The simple act of placing our hand on our heart at a stressful moment can induce comfort and relieve stress.
Common Humanity v Isolation
When things go wrong we experience a sense of failure, a sense that this shouldn’t have happened, we suffer and feel we are somehow different. This manifests as a sense of exclusion and isolation which for social animals like ourselves is threatening and provokes anxiety.
Paradoxically, it’s our imperfections and our constant ability to fail that connects us as humans.
Kristin relates that the biggest insight gained from participants on her workshops is this realization of common humanity, that what unites us is failure, imperfection and suffering.
Failure is the human experience, this is how things are supposed to be. Life is imperfect.
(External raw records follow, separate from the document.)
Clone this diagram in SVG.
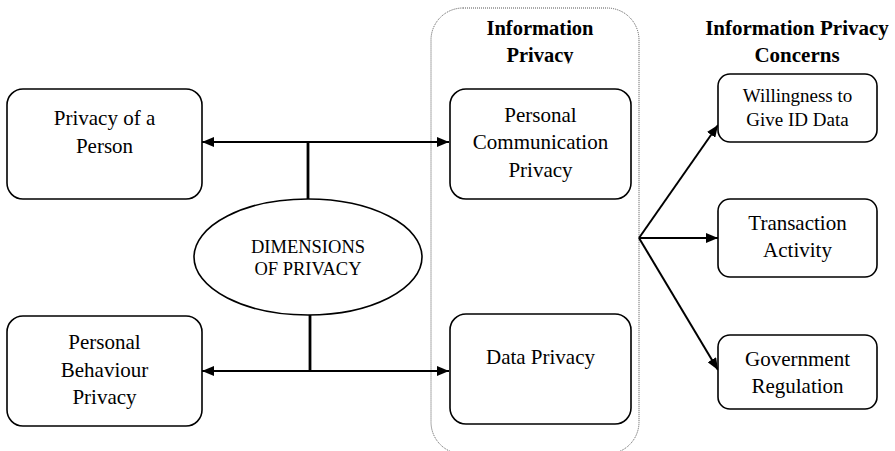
<svg xmlns="http://www.w3.org/2000/svg" width="895" height="451" viewBox="0 0 895 451">
<style>
.box{fill:#fff;stroke:#000;stroke-width:1.6}
.t{font-family:"Liberation Serif","Times New Roman",serif;font-size:21px;fill:#000;text-anchor:middle}
.ts{font-size:19px}
.te{font-size:18.5px}
.b{font-weight:bold;font-size:20.5px}
.c{stroke:#000;stroke-width:2;fill:none}
.v{stroke:#000;stroke-width:2.8;fill:none}
</style>
<defs>
<marker id="ah" viewBox="0 0 12 10" refX="12" refY="5" markerWidth="12" markerHeight="10" markerUnits="userSpaceOnUse" orient="auto-start-reverse">
<path d="M0,0 L12,5 L0,10 Z" fill="#000"/>
</marker>
<clipPath id="cp"><rect x="431" y="40" width="208" height="23.5"/></clipPath>
</defs>
<rect width="895" height="451" fill="#fff"/>
<g id="info-privacy">
<rect x="431" y="8" width="208" height="446" rx="32" fill="none" stroke="#555" stroke-width="1" stroke-dasharray="1,1"/>
<text class="t b" x="540" y="35">Information</text>
<text class="t b" x="540" y="62" clip-path="url(#cp)">Privacy</text>
</g>
<g id="concerns-title">
<text class="t b" x="797" y="35" style="font-size:21px">Information Privacy</text>
<text class="t b" x="797" y="62" style="font-size:21px">Concerns</text>
</g>
<g id="connectors">
<line class="c" x1="202" y1="142" x2="449" y2="142" marker-start="url(#ah)" marker-end="url(#ah)"/>
<line class="v" x1="308" y1="142" x2="308" y2="199"/>
<line class="c" x1="202" y1="371" x2="449" y2="371" marker-start="url(#ah)" marker-end="url(#ah)"/>
<line class="v" x1="310" y1="315" x2="310" y2="371"/>
<line class="c" x1="639" y1="238" x2="718" y2="125" marker-end="url(#ah)"/>
<line class="c" x1="639" y1="238" x2="718" y2="238" marker-end="url(#ah)"/>
<line class="c" x1="639" y1="238" x2="718" y2="370" marker-end="url(#ah)"/>
</g>
<g id="privacy-person">
<rect class="box" x="7" y="89" width="195" height="110" rx="16"/>
<text class="t" x="104.5" y="125">Privacy of a</text>
<text class="t" x="104.5" y="153">Person</text>
</g>
<g id="behaviour">
<rect class="box" x="7" y="316" width="195" height="110" rx="16"/>
<text class="t" x="104.5" y="349">Personal</text>
<text class="t" x="104.5" y="377">Behaviour</text>
<text class="t" x="104.5" y="404">Privacy</text>
</g>
<g id="dimensions">
<ellipse class="box" cx="308" cy="257" rx="114" ry="58"/>
<text class="t te" x="308" y="253">DIMENSIONS</text>
<text class="t te" x="308" y="275">OF PRIVACY</text>
</g>
<g id="communication">
<rect class="box" x="450" y="89" width="181" height="110" rx="16"/>
<text class="t" x="540.5" y="122">Personal</text>
<text class="t" x="540.5" y="149">Communication</text>
<text class="t" x="540.5" y="177">Privacy</text>
</g>
<g id="data-privacy">
<rect class="box" x="450" y="314" width="181" height="110" rx="16"/>
<text class="t" x="540.5" y="364">Data Privacy</text>
</g>
<g id="willingness">
<rect class="box" x="718" y="74" width="159" height="68" rx="12"/>
<text class="t ts" x="797.5" y="102">Willingness to</text>
<text class="t ts" x="797.5" y="126">Give ID Data</text>
</g>
<g id="transaction">
<rect class="box" x="718" y="199" width="159" height="78" rx="12"/>
<text class="t" x="797.5" y="230">Transaction</text>
<text class="t" x="797.5" y="257">Activity</text>
</g>
<g id="government">
<rect class="box" x="718" y="335" width="159" height="74" rx="12"/>
<text class="t" x="797.5" y="366">Government</text>
<text class="t" x="797.5" y="393">Regulation</text>
</g>
</svg>
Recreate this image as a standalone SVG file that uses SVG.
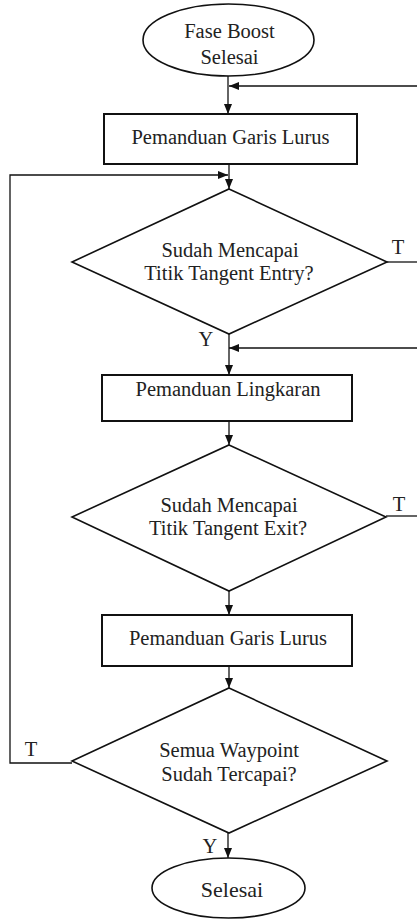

Mindfulness v Over Identification
When things go wrong we have automatic coping mechanisms to suppress the painful experiences associated with failure. We often escape into activities and behaviour that distract us and block out the pain.
Our constant niggling self criticism blends the problem into our perception of our abilities and soon we begin to identify ourselves as the problem.
In contrast, Mindfulness introduces a ‘sacred’ pause which allows us to react with self compassion and kindness instead of self judgment and criticism.
Instead of avoiding, suppressing, or seeking a quick fix we allow ourselves to ‘be’ with our suffering. By acknowledging and experiencing our pain we get to hear its message, we may gain insights into its cause and find healthier ways of accepting, dealing and living with it.
By creating a mindful gap we can break the link between us and the problem and see it for what it is, just stuff that is happening to us.
The trick is to catch ourselves in the act of self mugging.